Competition among party members vying to run in the constituencies is believed to be fierce. Thai Raksa Chart may accommodate those who are seeking to contest the constituency system but are unable to find space to do so under Pheu Thai's banner.
As an established party, Thai Raksa Chart does not have to wait to be newly registered with the Election Commission. It was renamed from Thai Ruam Phalang on Oct 7.
Abhisit in pole position
Abhisit Vejjajiva is expected to be re-elected as Democrat Party leader tomorrow when the party holds a general assembly to elect a new board of party executives, a party source said.
The source said Mr Abhisit had gained at least 70% of the votes from party members who voted online from Nov 1-9, taking a comfortable lead over the other two contenders in the party leadership contest -- former party deputy leader Alongkorn Ponlaboot, and former Democrat Phitsanulok MP Warong Dechgitvigrom.
Thailand's oldest political party introduced a nationwide electronic voting system for party members on Nov 1 to help elect its new leader.
Although the results of the e-vote only serves as a pointer of each contender's popularity, the outcome of the e-vote will be taken into account during the actual vote at the general assembly tomorrow.
The source also said that most party members believed that Mr Abhisit, who has been at the party's helm for almost 14 years, still deserves to remain their leader and that no one else is more suited for the post than him at this stage.
However, the party members also expect Mr Abhisit to change his leadership style and be more decisive as there are many tough political tasks ahead, the source said.
Most importantly, Mr Abhisit will have to shoulder the responsibility of leading the party to victory and win a majority of House seats in the general election which is expected to take place in late February.
The Democrat Party has never been victorious in previous elections following the emergence of the now-defunct Thai Rak Thai Party led by Thaksin Shinawatra in 2001.
Even though Thai Rak Thai was later dissolved, several of its incarnations -- the People Power and Pheu Thai parties -- still won poll victories in subsequent elections.
Mr Abhisit became prime minister in December 2008 with the support of Buri Ram politician Newin Chidchob, who broke away from Thaksin.
Mr Newin co-founded the Bhumjaithai Party and lent his support to the Democrat Party. Bhumjaithai, together with "Friends of Newin" politicians, voted in the House to support Mr Abhisit to become prime minister.
However, the source admitted the Democrat Party still has a slim chance of victory in next year's poll over its rival, Pheu Thai.
The Democrats may have to settle for second place in the poll with at least between 130-160 House seats.
Pheu Thai and Thai Raksa Chart will work side-by-side in the next poll to capture the most seats from the constituency and party-list systems, according to a Pheu Thai source.
Concerns have mounted within Pheu Thai that it might not capture any seat on the party list on account of the new electoral method.

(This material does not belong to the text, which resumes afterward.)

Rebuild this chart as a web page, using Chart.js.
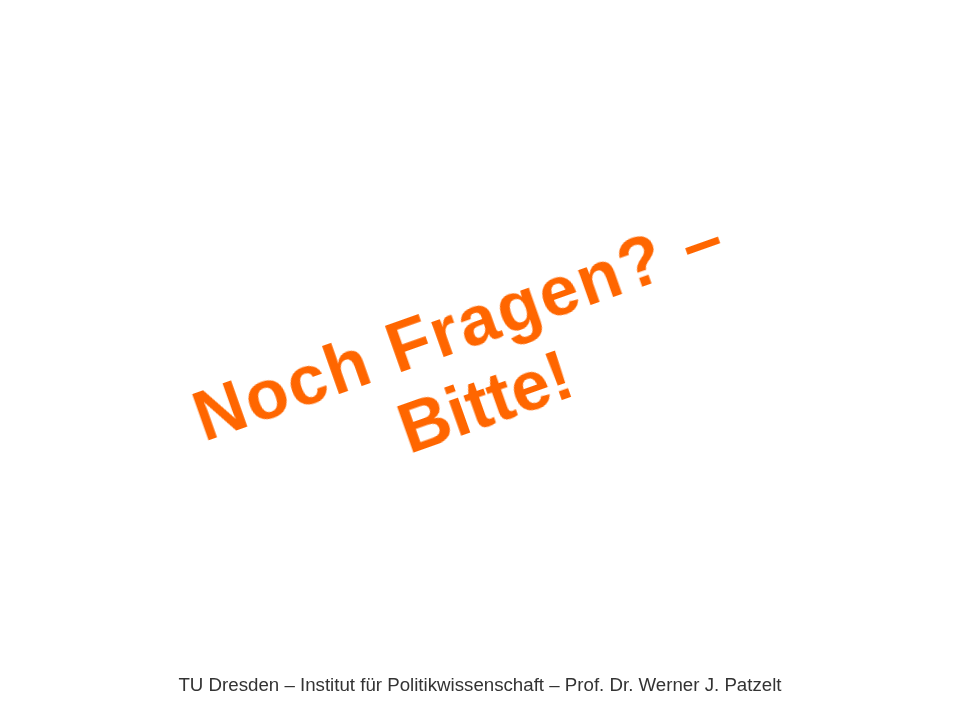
<!DOCTYPE html>
<html lang="de">
<head>
    <meta charset="UTF-8">
    <title>Noch Fragen? – Bitte!</title>
    <script src="https://cdn.jsdelivr.net/npm/chart.js"></script>
    <style>
        body {
            margin: 0;
            background: #ffffff;
            font-family: Arial, "Liberation Sans", sans-serif;
        }
        .slide {
            position: relative;
            width: 960px;
            height: 720px;
            overflow: hidden;
        }
        #bgChart {
            position: absolute;
            left: 0;
            top: 0;
        }
        .headline {
            position: absolute;
            left: 472px;
            top: 364px;
            transform: translate(-50%, -50%) rotate(-19.5deg);
            color: #ff6600;
            font-weight: bold;
            font-size: 70px;
            line-height: 80px;
            letter-spacing: 2px;
            text-align: center;
            white-space: nowrap;
        }
        .headline .l2 {
            letter-spacing: 0px;
        }
        .footer {
            position: absolute;
            left: 0;
            width: 960px;
            top: 674px;
            text-align: center;
            color: #333333;
            font-size: 18.7px;
        }
    </style>
</head>
<body>
<div class="slide">
    <canvas id="bgChart" width="960" height="720"></canvas>
    <div class="headline" id="headline"></div>
    <div class="footer" id="footer"></div>
</div>

<script>
    // slide content
    const headlineLines = ['Noch Fragen? –', 'Bitte!'];
    const footerText = 'TU Dresden – Institut für Politikwissenschaft – Prof. Dr. Werner J. Patzelt';

    // empty chart as backdrop (the slide has no data marks)
    const bgChart = new Chart(document.getElementById('bgChart').getContext('2d'), {
        type: 'scatter',
        data: { datasets: [{ data: [] }] },
        options: {
            responsive: false,
            animation: false,
            plugins: { legend: { display: false }, tooltip: { enabled: false } },
            scales: { x: { display: false }, y: { display: false } }
        }
    });

    const headline = document.getElementById('headline');
    headlineLines.forEach(function (line, i) {
        if (i > 0) headline.appendChild(document.createElement('br'));
        const span = document.createElement('span');
        span.className = 'l' + (i + 1);
        span.textContent = line;
        headline.appendChild(span);
    });
    document.getElementById('footer').textContent = footerText;
</script>
</body>
</html>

Under the poll system, parties that win MP seats in the constituencies will not get MPs under the list system.
However, parties that lose in the constituencies will see their votes tallied up. If they have enough votes, they will earn party-list seats.
Pheu Thai's poll strategy is to collaborate with Thai Raksa Chart, a party that has already been registered with the Election Commission for some time.
Thai Raksa Chart, which is likely to count Pheu Thai defectors among its members, will be suited for raking in the "loser votes", which would translate into list seats.